Yes I think they are. There’s a whole workload isolation project at Snowflake that tries to address noisy neighbor problems. However, getting this right is a very difficult problem and therefore it will take a while until this is working well.

We currently don’t have plans to do this. A cluster either has to be configures to have tenants enabled or not. You won’t be able to convert from one to another. I realize that this is a huge limitation. It would be possible to solve this but it’s difficult. It requires a complicated dance between FDB and the application if you want to do it online. Therefore we leave it to the application to solve this.

Thanks for the details @markus.pilman :smiley:

I can see how expanding the scope can be a potential security problem.

Over the past few days, as a background process I spent some time thinking about the upcoming design.
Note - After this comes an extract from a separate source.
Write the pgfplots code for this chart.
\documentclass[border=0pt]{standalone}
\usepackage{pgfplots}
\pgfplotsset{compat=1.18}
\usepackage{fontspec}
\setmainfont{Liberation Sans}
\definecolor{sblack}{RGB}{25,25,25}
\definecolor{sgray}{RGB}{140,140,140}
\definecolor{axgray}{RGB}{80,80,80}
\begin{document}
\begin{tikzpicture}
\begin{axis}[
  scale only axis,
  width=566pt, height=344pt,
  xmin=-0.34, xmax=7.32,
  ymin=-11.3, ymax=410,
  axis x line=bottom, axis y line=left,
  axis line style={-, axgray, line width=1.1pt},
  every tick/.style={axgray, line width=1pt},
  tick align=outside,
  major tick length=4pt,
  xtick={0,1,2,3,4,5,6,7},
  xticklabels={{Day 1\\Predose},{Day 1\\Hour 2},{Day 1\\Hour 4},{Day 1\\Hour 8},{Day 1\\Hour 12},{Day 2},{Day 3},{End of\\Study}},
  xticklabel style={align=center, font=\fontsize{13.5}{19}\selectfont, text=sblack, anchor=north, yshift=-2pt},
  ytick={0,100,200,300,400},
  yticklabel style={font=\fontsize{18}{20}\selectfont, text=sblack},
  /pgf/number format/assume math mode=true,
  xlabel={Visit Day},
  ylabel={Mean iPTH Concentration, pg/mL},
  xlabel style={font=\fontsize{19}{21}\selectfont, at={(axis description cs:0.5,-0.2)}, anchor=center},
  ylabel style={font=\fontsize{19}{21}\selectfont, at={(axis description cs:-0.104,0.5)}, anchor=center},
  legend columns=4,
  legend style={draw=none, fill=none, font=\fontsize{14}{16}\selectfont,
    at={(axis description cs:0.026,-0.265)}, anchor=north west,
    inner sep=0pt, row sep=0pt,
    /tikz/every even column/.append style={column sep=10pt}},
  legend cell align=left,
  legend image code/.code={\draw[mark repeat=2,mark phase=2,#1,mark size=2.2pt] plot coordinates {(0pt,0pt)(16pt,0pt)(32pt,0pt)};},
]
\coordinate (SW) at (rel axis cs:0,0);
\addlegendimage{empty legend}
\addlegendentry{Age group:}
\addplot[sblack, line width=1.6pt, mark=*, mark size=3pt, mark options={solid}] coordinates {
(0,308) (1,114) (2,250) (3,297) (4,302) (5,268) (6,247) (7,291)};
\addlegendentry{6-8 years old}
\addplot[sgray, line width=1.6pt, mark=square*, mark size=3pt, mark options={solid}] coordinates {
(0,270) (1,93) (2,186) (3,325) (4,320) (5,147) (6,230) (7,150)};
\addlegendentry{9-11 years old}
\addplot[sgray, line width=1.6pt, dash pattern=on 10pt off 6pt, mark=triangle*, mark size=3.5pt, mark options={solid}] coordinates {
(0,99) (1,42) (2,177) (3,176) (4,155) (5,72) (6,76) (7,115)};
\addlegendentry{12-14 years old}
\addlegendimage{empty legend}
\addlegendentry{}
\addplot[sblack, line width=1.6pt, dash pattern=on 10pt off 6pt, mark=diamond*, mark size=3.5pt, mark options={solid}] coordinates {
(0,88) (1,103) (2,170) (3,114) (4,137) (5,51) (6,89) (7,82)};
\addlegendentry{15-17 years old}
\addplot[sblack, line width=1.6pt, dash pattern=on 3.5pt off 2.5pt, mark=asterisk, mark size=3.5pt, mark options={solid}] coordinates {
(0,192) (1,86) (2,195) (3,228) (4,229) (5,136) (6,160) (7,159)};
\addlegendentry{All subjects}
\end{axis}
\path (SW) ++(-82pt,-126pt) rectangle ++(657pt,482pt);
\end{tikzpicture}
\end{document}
Whenever I try to understand a security design, I try to build up my mental model that separates out the entity, identity, authn, and authz. (Here is a very short video that explains entity-identity distinction that I use as reference, and go back to often).
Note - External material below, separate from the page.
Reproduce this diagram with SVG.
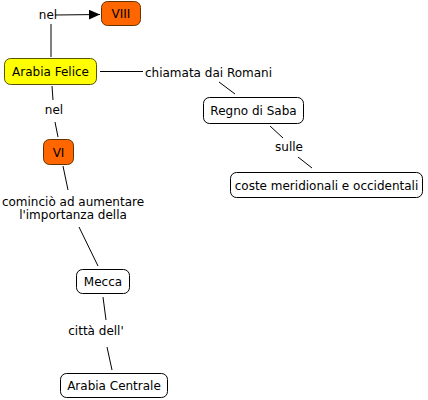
<svg xmlns="http://www.w3.org/2000/svg" width="428" height="400" viewBox="0 0 428 400">
<style>
text{font-family:"DejaVu Sans",Verdana,sans-serif;font-size:12px;fill:#000;text-anchor:middle}
.n{fill:#fff;stroke:#000;stroke-width:1}
.o{fill:#ff6600;stroke:#663300;stroke-width:1}
.y{fill:#ffff00;stroke:#555500;stroke-width:1}
.c line{stroke:#000;stroke-width:1}
</style>
<defs>
<marker id="ah" markerWidth="12" markerHeight="10" refX="11" refY="5" orient="auto" markerUnits="userSpaceOnUse">
<path d="M0,0 L11,5 L0,10 z" fill="#000"/>
</marker>
</defs>
<rect width="428" height="400" fill="#fff"/>
<g id="connectors" class="c">
<line x1="51" y1="57" x2="51" y2="24"/>
<line x1="55" y1="15" x2="100" y2="14.5" marker-end="url(#ah)"/>
<line x1="100" y1="71.5" x2="143" y2="71.5"/>
<line x1="219" y1="82" x2="235" y2="94"/>
<line x1="270" y1="126" x2="283" y2="138"/>
<line x1="298" y1="157" x2="312" y2="168"/>
<line x1="52" y1="86" x2="53" y2="100"/>
<line x1="55" y1="122" x2="58" y2="137"/>
<line x1="63" y1="166" x2="68" y2="190"/>
<line x1="79" y1="227" x2="98" y2="266"/>
<line x1="103" y1="297" x2="106" y2="320"/>
<line x1="107" y1="347" x2="112" y2="370"/>
</g>
<g id="labels">
<text x="48" y="19">nel</text>
<text x="208.5" y="77">chiamata dai Romani</text>
<text x="54" y="114">nel</text>
<text x="289" y="151">sulle</text>
<text x="73" y="206">cominciò ad aumentare</text>
<text x="73" y="219">l'importanza della</text>
<text x="96" y="335">città dell'</text>
</g>
<g id="node-viii"><rect class="o" x="101.5" y="1.5" width="39" height="24" rx="6"/><text x="121" y="18">VIII</text></g>
<g id="node-arabia-felice"><rect class="y" x="4.5" y="58.5" width="92" height="26" rx="6"/><text x="50.5" y="76">Arabia Felice</text></g>
<g id="node-vi"><rect class="o" x="43.5" y="139.5" width="30" height="25" rx="6"/><text x="58.5" y="156.5">VI</text></g>
<g id="node-regno"><rect class="n" x="203.5" y="97.5" width="100" height="26" rx="6"/><text x="253.5" y="115">Regno di Saba</text></g>
<g id="node-coste"><rect class="n" x="230.5" y="172.5" width="192" height="25" rx="6"/><text x="326.5" y="189.5">coste meridionali e occidentali</text></g>
<g id="node-mecca"><rect class="n" x="76.5" y="269.5" width="53" height="24" rx="6"/><text x="103" y="286">Mecca</text></g>
<g id="node-arabia-centrale"><rect class="n" x="60.5" y="373.5" width="107" height="24" rx="6"/><text x="114" y="390">Arabia Centrale</text></g>
</svg>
If I am understanding the upcoming design correctly, it looks to me, we have one (possibly two) set (type) of entity at the application level and 3 sets (types) of entities at the cluster level.

At the application level for the tenant entity, the plan seems to be to use a short-lived access token as its identity.
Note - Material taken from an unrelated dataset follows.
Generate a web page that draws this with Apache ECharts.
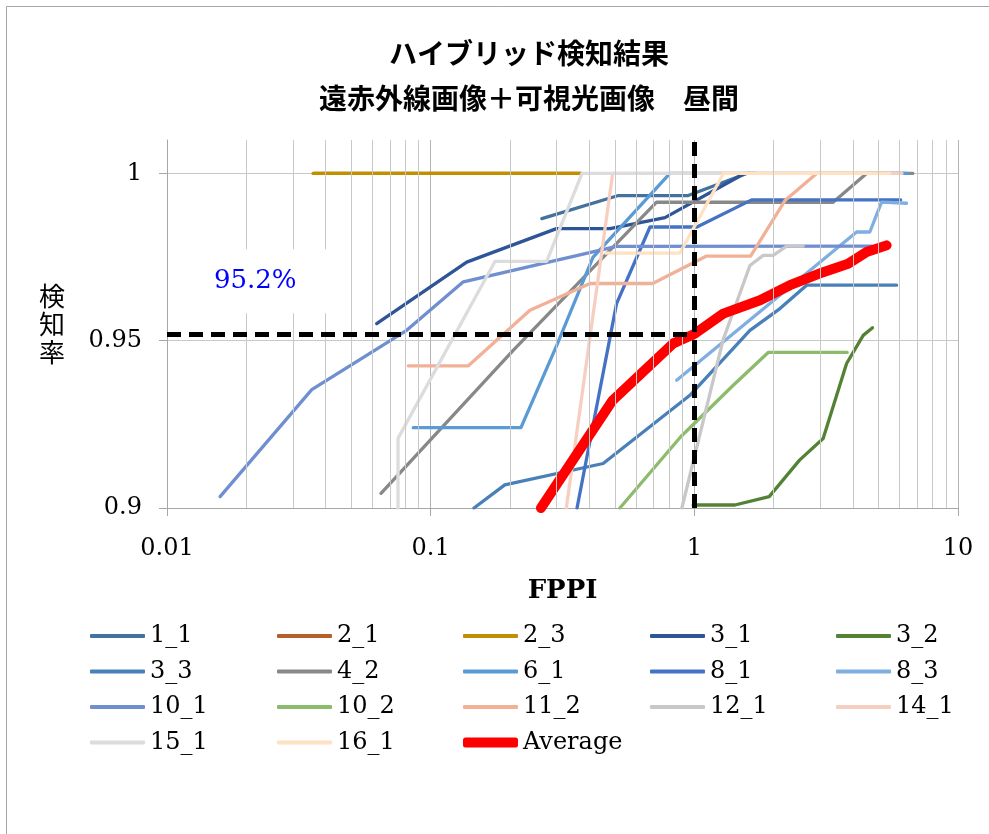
<!DOCTYPE html>
<html>
<head>
<meta charset="utf-8">
<script src="https://cdn.jsdelivr.net/npm/echarts@6/dist/echarts.min.js"></script>
<style>
  html, body { margin: 0; padding: 0; background: #fff; }
  #chart { width: 989px; height: 834px; }
</style>
</head>
<body>
<div id="chart"></div>
<script>
// Detection-rate vs FPPI curves, one per sequence, plus their average.
const SERIES_NAMES = ['1_1', '2_1', '2_3', '3_1', '3_2', '3_3', '4_2', '6_1', '8_1', '8_3',
                      '10_1', '10_2', '11_2', '12_1', '14_1', '15_1', '16_1', 'Average'];
const SERIES_COLORS = ['#44729E', '#B4602A', '#C09000', '#2E5597', '#548235', '#4A80B8', '#888888',
                       '#5B9BD5', '#4472C4', '#7FAEE0', '#6F8FD0', '#8CBB6C', '#F2B196', '#C8C8C8',
                       '#F6CFC0', '#DCDCDC', '#FEE2C2', '#FF0000'];

// [FPPI, detection rate]
const d1_1  = [[0.264, 0.9865], [0.515, 0.9934], [0.948, 0.9934], [1.58, 1.0], [1.7, 1.0]];
const d2_1  = [[0.036, 1.0], [0.37, 1.0]];
const d2_3  = [[0.0358, 1.0], [0.375, 1.0]];
const d3_1  = [[0.0624, 0.9551], [0.137, 0.9735], [0.300, 0.9835], [0.479, 0.9835], [0.774, 0.9868], [1.55, 1.0]];
const d3_2  = [[0.99, 0.9009], [1.425, 0.9009], [1.923, 0.9034], [2.506, 0.9143], [3.08, 0.9208],
               [3.78, 0.9432], [4.37, 0.9516], [4.74, 0.9539]];
const d3_3  = [[0.146, 0.9], [0.191, 0.9069], [0.451, 0.9133], [0.962, 0.9337], [1.625, 0.9531],
               [2.112, 0.9596], [2.667, 0.9666], [5.85, 0.9666]];
const d4_2  = [[0.0648, 0.9044], [0.206, 0.9472], [0.719, 0.9914], [3.36, 0.9914], [4.50, 1.0], [6.74, 1.0]];
const d6_1  = [[0.0859, 0.924], [0.220, 0.924], [0.301, 0.9487], [0.4125, 0.9749], [0.808, 1.0], [6.45, 1.0]];
const d8_1  = [[0.359, 0.9], [0.507, 0.9611], [0.679, 0.984], [1.023, 0.984], [1.649, 0.9921], [6.06, 0.9921]];
const d8_3  = [[0.857, 0.9382], [4.126, 0.9825], [4.63, 0.9825], [5.13, 0.9914], [6.38, 0.9911]];
const d10_1 = [[0.0159, 0.9034], [0.0354, 0.9354], [0.0811, 0.9531], [0.133, 0.9676], [0.507, 0.9782], [4.70, 0.9783]];
const d10_2 = [[0.522, 0.9], [0.888, 0.9213], [1.405, 0.9367], [1.906, 0.9465], [3.80, 0.9465]];
const d11_2 = [[0.0822, 0.9425], [0.139, 0.9425], [0.238, 0.9591], [0.402, 0.9671], [0.695, 0.9671],
               [1.113, 0.9753], [1.635, 0.9753], [2.206, 0.9919], [2.91, 1.0], [6.0, 1.0]];
const d12_1 = [[0.897, 0.9], [1.284, 0.9501], [1.625, 0.9725], [1.825, 0.9755], [1.992, 0.9755],
               [2.239, 0.9783], [2.588, 0.9783]];
const d14_1 = [[0.327, 0.9], [0.490, 1.0], [6.13, 1.0]];
const d15_1 = [[0.0752, 0.9], [0.0752, 0.9208], [0.1753, 0.9737], [0.2754, 0.9737], [0.375, 1.0], [1.3, 1.0]];
const d16_1 = [[0.461, 0.9762], [0.882, 0.9762], [1.29, 1.0], [5.52, 1.0]];
const dAverage = [[0.262, 0.9], [0.49, 0.9322], [0.832, 0.9492], [1.0, 0.952], [1.287, 0.9581], [1.774, 0.9621],
                  [2.305, 0.9666], [3.08, 0.9705], [3.83, 0.973], [4.50, 0.9765], [5.36, 0.9785]];

const SERIES_DATA = [d1_1, d2_1, d2_3, d3_1, d3_2, d3_3, d4_2, d6_1, d8_1, d8_3,
                     d10_1, d10_2, d11_2, d12_1, d14_1, d15_1, d16_1, dAverage];

// Reference point: average detection rate at FPPI = 1
const REF_FPPI = 1;
const REF_RATE = 0.952;
const REF_LABEL = '95.2%';
const REF_LABEL_POS = [0.0216, 0.9678];

// Axis ticks
const X_MIN = 0.01, X_MAX = 10;
const Y_MIN = 0.9, Y_MAX = 1.01, Y_STEP = 0.01;
const Y_LABELS = [0.9, 0.95, 1];

// Legend columns (series names per column)
const LEGEND_COLUMNS = [
  ['1_1', '3_3', '10_1', '15_1'],
  ['2_1', '4_2', '10_2', '16_1'],
  ['2_3', '6_1', '11_2'],
  ['3_1', '8_1', '12_1'],
  ['3_2', '8_3', '14_1']
];
const LEGEND_LEFT = [90, 277, 463, 650, 836];

// minor log gridlines: 2..9 within each decade
const minorX = [];
for (let e = -2; e < 1; e++) {
  for (let m = 2; m <= 9; m++) minorX.push(+(m * Math.pow(10, e)).toPrecision(3));
}

const SERIF = 'DejaVu Serif';
const CJK = 'Noto Sans CJK JP';
const LEGEND_TOP = 622;
const LEGEND_ROW = 35.5;

const chart = echarts.init(document.getElementById('chart'), null, { renderer: 'canvas' });

const series = SERIES_NAMES.map((name, i) => {
  const avg = name === 'Average';
  return {
    name,
    type: 'line',
    data: SERIES_DATA[i],
    symbol: 'none',
    showSymbol: false,
    clip: true,
    z: avg ? 4 : 3,
    lineStyle: { color: SERIES_COLORS[i], width: avg ? 10 : 3.3, cap: 'round', join: 'round' },
    itemStyle: { color: SERIES_COLORS[i] },
    emphasis: { disabled: true }
  };
});

// minor vertical gridlines on the log axis
series.unshift({
  name: '_grid',
  type: 'line',
  data: [],
  silent: true,
  z: 1,
  markLine: {
    silent: true,
    symbol: ['none', 'none'],
    label: { show: false },
    animation: false,
    lineStyle: { color: '#C8C8C8', width: 1, type: 'solid' },
    emphasis: { disabled: true },
    data: minorX.map(v => ({ xAxis: v }))
  }
});

// dashed guides to the reference point
series.push({
  name: '_guide',
  type: 'line',
  data: [],
  silent: true,
  z: 10,
  markLine: {
    silent: true,
    symbol: ['none', 'none'],
    label: { show: false },
    animation: false,
    lineStyle: { color: '#000', width: 5, type: [14, 8] },
    emphasis: { disabled: true },
    data: [
      [{ coord: [X_MIN, REF_RATE] }, { coord: [REF_FPPI, REF_RATE] }],
      [{ coord: [REF_FPPI, Y_MIN] }, { coord: [REF_FPPI, Y_MAX] }]
    ]
  }
});

const legendText = { fontFamily: SERIF, fontSize: 24, color: '#000', lineHeight: 28 };
const legends = LEGEND_COLUMNS.map((names, c) => ({
  orient: 'vertical',
  left: LEGEND_LEFT[c],
  top: LEGEND_TOP,
  padding: 0,
  icon: 'roundRect',
  itemWidth: 55,
  itemHeight: 4,
  itemGap: LEGEND_ROW - 28,
  selectedMode: false,
  data: names,
  textStyle: legendText
}));
// the average gets its own thicker key
legends.push({
  orient: 'vertical',
  left: LEGEND_LEFT[2],
  top: LEGEND_TOP + 3 * LEGEND_ROW,
  padding: 0,
  icon: 'roundRect',
  itemWidth: 55,
  itemHeight: 10,
  selectedMode: false,
  data: ['Average'],
  textStyle: legendText
});

const ySplitColors = [];
for (let v = Y_MIN; v < Y_MAX - 1e-9; v += Y_STEP) {
  const r = Math.round(v * 100) / 100;
  ySplitColors.push(Y_LABELS.some(l => Math.abs(l - r) < 1e-9) && r !== Y_MIN ? '#A6A6A6' : '#C8C8C8');
}
ySplitColors.push('#C8C8C8');

chart.setOption({
  animation: false,
  backgroundColor: '#fff',
  title: {
    text: 'ハイブリッド検知結果\n遠赤外線画像＋可視光画像　昼間',
    left: 524,
    top: 26,
    textAlign: 'center',
    textStyle: { fontFamily: CJK, fontWeight: 'bold', fontSize: 28, lineHeight: 45, color: '#000' }
  },
  legend: legends,
  grid: { left: 167, right: 31, top: 140, bottom: 326, containLabel: false },
  xAxis: {
    type: 'log',
    logBase: 10,
    min: X_MIN,
    max: X_MAX,
    name: 'FPPI',
    nameLocation: 'middle',
    nameGap: 70,
    nameTextStyle: { fontFamily: SERIF, fontWeight: 'bold', fontSize: 26, color: '#000' },
    axisLine: { show: true, lineStyle: { color: '#A6A6A6', width: 1 } },
    axisTick: { show: true, inside: false, length: 8, lineStyle: { color: '#A6A6A6' } },
    axisLabel: {
      margin: 29,
      fontFamily: SERIF, fontSize: 24, color: '#000',
      formatter: v => String(parseFloat(Number(v).toPrecision(6)))
    },
    splitLine: { show: true, lineStyle: { color: '#B4B4B4', width: 1 } },
    minorTick: { show: false },
    minorSplitLine: { show: false }
  },
  yAxis: {
    type: 'value',
    min: Y_MIN,
    max: Y_MAX,
    interval: Y_STEP,
    name: '検\n知\n率',
    nameLocation: 'middle',
    nameRotate: 0,
    nameGap: 115,
    nameTextStyle: { fontFamily: CJK, fontSize: 26, lineHeight: 28, color: '#000', align: 'center', verticalAlign: 'middle' },
    axisLine: { show: true, lineStyle: { color: '#A6A6A6', width: 1 } },
    axisTick: { show: true, inside: false, length: 8, customValues: Y_LABELS, lineStyle: { color: '#A6A6A6' } },
    axisLabel: {
      margin: 25,
      customValues: Y_LABELS,
      fontFamily: SERIF, fontSize: 24, color: '#000',
      formatter: v => String(parseFloat(Number(v).toPrecision(6)))
    },
    splitLine: { show: true, lineStyle: { color: ySplitColors, width: 1 } }
  },
  series
});

// annotation box for the reference value, anchored in data coordinates
const p = chart.convertToPixel({ gridIndex: 0 }, REF_LABEL_POS);
chart.setOption({
  graphic: [
    {
      type: 'rect', id: 'frame', silent: true, z: 0,
      shape: { x: 6.5, y: 6.5, width: 1100, height: 1000 },
      style: { fill: 'none', stroke: '#A6A6A6', lineWidth: 1 }
    },
    {
      type: 'rect', id: 'labelBox', silent: true, z: 20,
      shape: { x: p[0] - 72, y: p[1] - 32, width: 144, height: 64 },
      style: { fill: '#fff' }
    },
    {
      type: 'text', id: 'labelText', silent: true, z: 21,
      x: p[0], y: p[1],
      style: {
        text: REF_LABEL, fill: '#0000FF', font: '26px "DejaVu Serif"',
        align: 'center', verticalAlign: 'middle'
      }
    }
  ]
});
</script>
</body>
</html>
One subtle aspect that I realized around the design of tenant identity token is the following.

While it is possible for the token to contain just one tenant, there by creating one-to-one mapping between tenant entity and its identity, the design also allows for creating an identity that can map to multiple tenant entities.

If the intention here is to provide some form of role entity, which can access multiple tenants, that is okay.

We will probably have to clarify this distinction in the documentation, because the application developer should not be asking for or giving out a role identity token, when their use-case requires them to use tenant identity token.

When working with a role identity token, we lose information about the entity that assumed this role. So, this information will need to be captured at the token issuance service.

If possible, I also feel making the token data structure into a dictionary instead of a list will give us more flexibility for future changes.

At the cluster level it seems to me there are 3 types of entities.

  1. Unprivileged FDB client
  2. Privileged Server Process
  3. Privileged Operator/Orchestration Service

The identity attribute for “Unprivileged FDB client” entity would be a TLS cert.

The identity attributes for “Privileged Server Process” entity would be TLS cert + being in “Client IP in Allow List”

The identity attributes for “Privileged Operator/Orchestration Service” entity would also be "TLS cert + being in “Client IP in Allow List”.

As you can see from above, because both “Privileged Server Process” and “Privileged Operator/Orchestration Service” use the same identity attributes, so there is no proper way to distinguish between them.

Could you please let me know your thoughts on introducing something like “Privileged Operator/Orchestration Service IP LIst”? This would allow us to have identity attributes for “Privileged Operator/Orchestration Service” entities.

Once we have this list (which hopefully can also be maintained transaction-ally), then only “Privileged Operator/Orchestration Service” entities can be allowed to make changes to: “Privileged Operator/Orchestration Service IP LIst” and “Client IP in Allow List”.

This should allow us to boot strap a cluster with a FDB client in “Privileged Operator/Orchestration Service IP LIst”, and for day-2 operations, have very tightly controlled set of machines in “Privileged Operator/Orchestration Service IP LIst”.